Enhanced removal of natural organic matter by hybrid process of electrocoagulation and dead-end microfiltration

• There is a critical need to optimize NOM removal by membrane filtration.
• EC pretreatment significantly improved NOM removal rates and may dramatically mitigates fouling, in MF.
• The differences between improved NOM removal mechanism and fouling mitigation mechanism were discussed.
• The effects of solution pH, electrodes type and EC operation times were investigated.
• The filtration performance of hybrid EC&MF were supreme to UF, demonstrating its potential as efficient NOM removal method.

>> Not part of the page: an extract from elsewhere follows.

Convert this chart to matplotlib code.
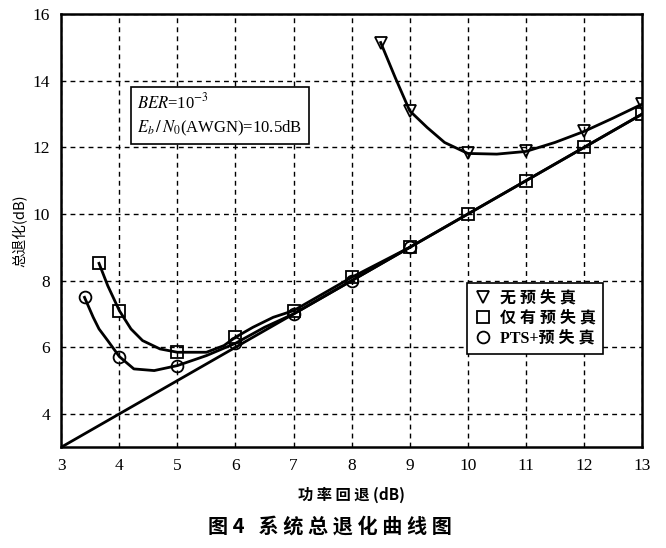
import matplotlib
matplotlib.use("Agg")
import matplotlib.pyplot as plt
from matplotlib.lines import Line2D

plt.rcParams["font.family"] = ["Liberation Serif", "Noto Sans CJK SC"]
plt.rcParams["mathtext.fontset"] = "stix"

# marker points
X_NO = [8.5, 9, 10, 11, 12, 13]
Y_NO = [15.15, 13.1, 11.82, 11.88, 12.48, 13.3]
X_PD = [3.65, 4, 5, 6, 7, 8, 9, 10, 11, 12, 13]
Y_PD = [8.52, 7.1, 5.85, 6.3, 7.1, 8.1, 9.0, 10.0, 11.0, 12.0, 13.0]
X_PTS = [3.4, 4, 5, 6, 7, 8, 9]
Y_PTS = [7.5, 5.72, 5.45, 6.12, 7.0, 8.0, 9.0]

# traced curve paths
CX_NO = [8.5, 8.75, 9, 9.3, 9.6, 10, 10.5, 11, 11.5, 12, 12.5, 13]
CY_NO = [15.15, 14.1, 13.1, 12.6, 12.15, 11.82, 11.8, 11.88, 12.15, 12.48, 12.88, 13.3]
CX_PD = [3.65, 3.8, 4, 4.2, 4.4, 4.7, 5, 5.5, 5.8, 6, 6.3, 6.65, 7, 8, 9, 10, 11, 12, 13]
CY_PD = [8.52, 7.85, 7.1, 6.55, 6.2, 5.95, 5.85, 5.85, 6.05, 6.3, 6.6, 6.9, 7.1, 8.1, 9.0, 10.0, 11.0, 12.0, 13.0]
CX_PTS = [3.4, 3.55, 3.65, 3.8, 4, 4.25, 4.6, 5, 5.5, 6, 6.5, 7, 8, 9]
CY_PTS = [7.5, 6.9, 6.55, 6.2, 5.72, 5.35, 5.3, 5.45, 5.75, 6.12, 6.6, 7.0, 8.0, 9.0]
# reference line
X_REF = [3, 13]
Y_REF = [3, 13]

X_TICKS = list(range(3, 14))
Y_TICKS = [4, 6, 8, 10, 12, 14, 16]

fig = plt.figure(figsize=(6.66, 5.48), dpi=100)
ax = fig.add_axes([0.092, 0.184, 0.872, 0.790])

LW = 2.0
ax.plot(X_REF, Y_REF, color="black", lw=LW, zorder=3)
ax.plot(CX_NO, CY_NO, color="black", lw=LW, zorder=3)
ax.plot(CX_PD, CY_PD, color="black", lw=LW, zorder=3)
ax.plot(CX_PTS, CY_PTS, color="black", lw=LW, zorder=3)

mk = dict(linestyle="none", markerfacecolor="none", markeredgecolor="black",
          markeredgewidth=1.3, markersize=8.5, zorder=4)
ax.plot(X_NO, Y_NO, marker="v", **mk)
ax.plot(X_PD, Y_PD, marker="s", **mk)
ax.plot(X_PTS, Y_PTS, marker="o", **mk)

ax.set_xlim(3, 13)
ax.set_ylim(3, 16)
ax.set_xticks(X_TICKS)
ax.set_yticks(Y_TICKS)
ax.tick_params(direction="in", length=0, labelsize=12.5, pad=8)
ax.grid(True, color="black", linestyle=(0, (3.5, 3)), linewidth=1.0)
for s in ax.spines.values():
    s.set_linewidth(1.8)

ax.set_ylabel("总退化(dB)", fontsize=10.5, family=["Noto Sans CJK SC"], labelpad=4)
ax.set_xlabel("功 率 回 退 (dB)", fontsize=11, family=["Noto Sans CJK SC"],
              fontweight="bold", labelpad=9)

ax.text(4.31, 12.97, r"$BER$=10$^{-3}$" + "\n" + r"$E_b\,/\,N_0$(AWGN)=10.5dB",
        fontsize=12, va="center", ha="left", linespacing=1.45,
        bbox=dict(boxstyle="square,pad=0.4", facecolor="white", edgecolor="black", lw=1.2),
        zorder=5)

handles = [Line2D([], [], marker=m, **mk) for m in ["v", "s", "o"]]
leg = ax.legend(handles, ["无 预 失 真", "仅 有 预 失 真", "PTS+预 失 真"],
                loc="upper right", bbox_to_anchor=(0.947, 0.397),
                prop={"family": ["Liberation Serif", "Noto Sans CJK SC"], "size": 11.5, "weight": "bold"},
                fancybox=False, framealpha=1, edgecolor="black", handlelength=1.0,
                handletextpad=0.6, borderpad=0.45, labelspacing=0.25)
leg.get_frame().set_linewidth(1.2)
leg.set_zorder(6)

fig.text(0.495, 0.04, "图 4   系 统 总 退 化 曲 线 图", ha="center", va="center",
         fontsize=14.5, fontweight="bold", family=["Noto Sans CJK SC"])

fig.savefig("out.png", dpi=100, facecolor="white")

The significant role played by natural organic matter (NOM) in aquatic environments and water purification processes motivates the critical need to optimize its removal by membrane filtration. This work studied the performances of hybrid process that combines electrocoagulation (EC) and dead-end microfiltration (MF) to remove NOM. Both iron and aluminum were used as the anode materials under experimental conditions of pH 6, 7 and 8. Filtration performance was characterized by NOM removal rates and the time needed to filter 750 mL of solution. The results revealed that both iron- and aluminum-based electrocoagulation pretreatment can mitigate NOM fouling and improve NOM removal rates. Still, improved NOM removal due to EC pretreatment was not necessarily followed by fouling mitigation and, in some conditions, a severe fouling effect coupled with improved removal rates was observed. In general, the positive effect of EC on fouling was observed both at the initial stage and during the late stages of filtration. Both fouling mitigation intensity and improved removal rates were strongly dependent on initial pH value, EC operation time and type of electrode. The most significant improvement in MF performance due to iron- or aluminum-based EC was observed at pH 6. At higher pHs (7 and 8), the iron electrode was favored over the aluminum electrode.At optimal conditions, a 36-fold shorter filtration time and a 20% increase in NOM removal rates were observed with the EC-MF hybrid process as compared to 100 kDa ultrafiltration alone. These observations emphasize the high potential to incorporate an EC-MF hybrid process into NOM removal methods, due to its ability to facilitate high fluxes, low fouling, and high colloidal/NOM removal.